Refugee Blues

Refugee Blues Summary and Analysis of Stanzas 1-3

Summary

These first stanzas frame the plight of the speaker in the broadest terms, setting the stage for the rest of the poem. In the first stanza, the speaker explains that they are in a city with ten million people. They have different and unequal situations—some of those ten million live in mansions and some are homeless or live in makeshift housing. Either way, the city doesn't seem to have space for "us." We can assume that the "us" means the speaker and their family or friends, but also applies more broadly, to refugees as a whole. The speaker recalls that things haven't always been like this. They used to live in a different country, which felt like home and which they considered beautiful. The country isn't technically gone—it still shows up in the atlas. Yet it's no longer open to the speaker. The speaker then remembers a tree, growing in a village cemetery. Every spring it comes back to life and blooms. But this kind of rebirth won't help the speaker now, because, unlike that tree, the refugees' passports can't bloom again or become useful.

Analysis

One of the most immediately striking things about this poem is its form. In these first three stanzas, we can see a pattern emerge: every stanza is three lines (a three-line stanza is called a tercet). The first two lines rhyme, and they also form a kind of single phrase. They're usually separated by a comma, and the second line restates, emphasizes, or elaborates upon a point made in the first. The second line ends with a colon or a semicolon, and the third line, which doesn't rhyme with the first two, also contradicts them or expresses a counterpoint. We can take the first stanza as an example. The first line of the stanza tells us how many people are in the speaker's city, and the second line elaborates upon that point by telling us about the range and diversity within that population. These two lines end with the syllables "souls" and "holes," which rhyme. The third line starts with the word "yet," letting us know that it will somehow contradict the first two, and it tells us something we wouldn't expect based on those first two lines: that in spite of the city's size and diversity, it's somehow unable to fit the speaker and the other refugees. It ends with the syllable "us," which doesn't rhyme with the previous two, emphasizing the divergent meaning of this final line (the fact that the line's final word is "us" only stresses the fact that the refugees don't fit in with their new surroundings—just like the final line of the stanza doesn't fit in with the first two). "Refugee Blues," as the title hints, is a blues poem. Blues poetry, like blues music, comes from the African American oral and literary tradition. Usually, blues poems consist of a series of tercets, in which the first two lines are similar or repeating while the third is dissimilar. The form is often used to express lament, sadness, or despair. It makes sense why Auden picked this form to talk about the plight of refugees in 1930s Europe.

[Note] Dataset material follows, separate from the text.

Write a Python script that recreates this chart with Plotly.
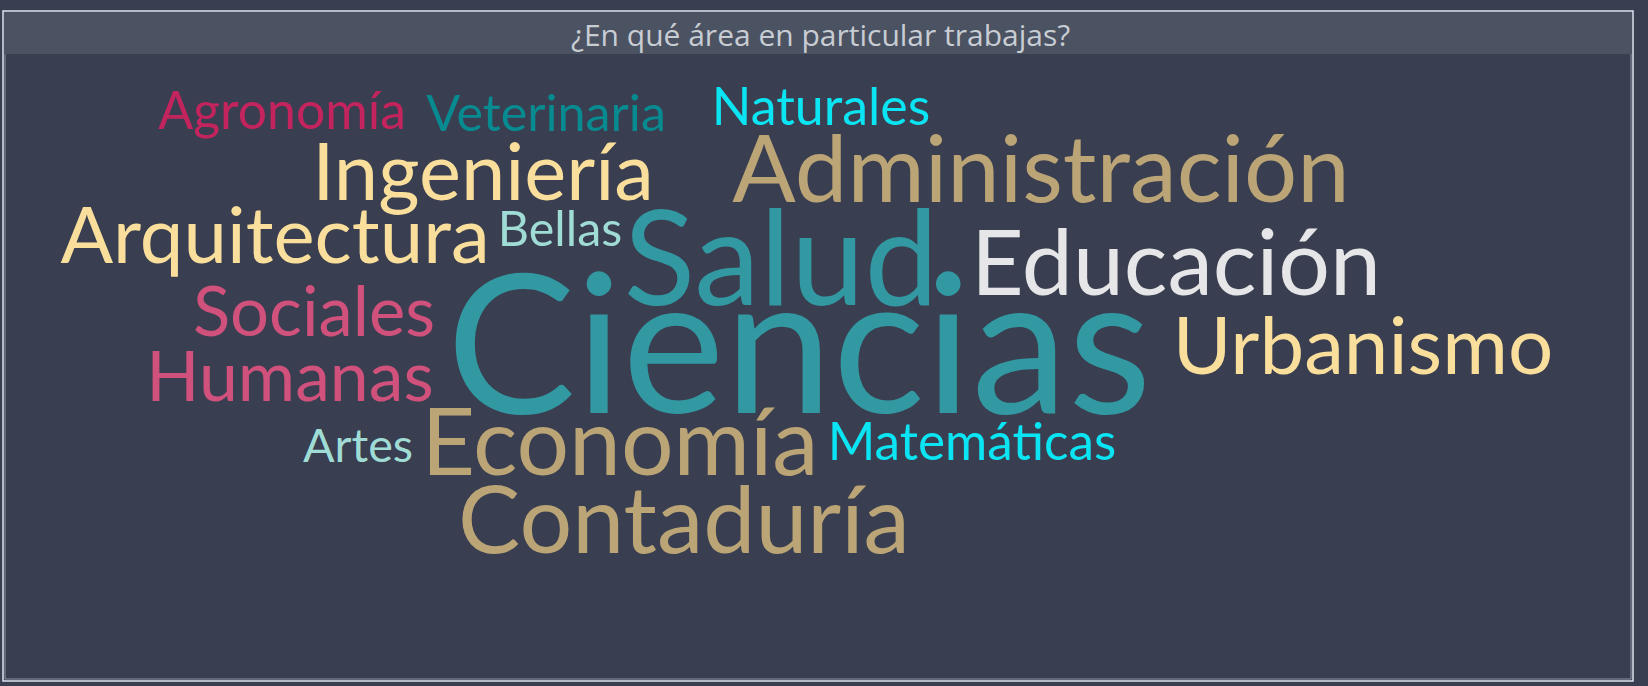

This brings us to the question of who exactly our speaker is. We know it's a refugee, but this is a broad category, not an individual character. There's a fascinating tension in this poem between the specific and the generic, and our speaker is a great example of that. We encounter the first-person plural "we" more often in this poem than the singular "I," and much of the time Auden seems to be aiming for the most general, broadly applicable descriptive language that he possibly can. For instance, he avoids naming specific locations, opting instead for the terms "this city," and "a country." Even the specificity of the number "ten million" is flattened, and not merely because Auden has picked a round number. The speaker merely says "Say this city has ten million souls," framing the number as a hypothetical. In this way, Auden keeps the poem from being about one individual refugee or even one individual family. It becomes about a "we," all of the refugees looking for a home. Moreover, this tendency to describe things in a general rather than a specific way is reminiscent of fairytales and oral storytelling (think about how fairytales tend to begin with phrases like "In a faraway kingdom long ago," rather than, say, "In Moscow in 1810"). This is a reflection of the blues poem's roots in the oral storytelling and song tradition. It also has the effect of universalizing the refugee experience. Auden is talking about Jews in the twentieth century—a stigmatized group whom his readers might hesitate to sympathize or identify with. But by divorcing his Jewish speaker from the specifics of nationality, ethnicity, and even historical era, making his speaker more like a fairytale protagonist, Auden removes some of those barriers to audience sympathy.


At the same time, these first few stanzas have moments of heartbreaking specificity. One of these is the phrase "my dear," which lets us know that the speaker is addressing a loved one—maybe a child or someone else who doesn't fully understand what's happening to them. The speaker, it seems, is trying to soothe someone, explaining upsetting facts not in order to urge them to act or become angry but instead so that they can become realistically resigned to the inevitable. In this sense, too, the blues form feels very suitable. Though the form doesn't follow a specific meter, or rhythmic pattern, it does tend to have a singsong, lulling rhythm. So here, even while describing a deplorable and unjust situation, the speaker's words come in a soothing, lullaby-like cadence. Much of the poem's emotional power comes from its speaker's evident feelings of resignation.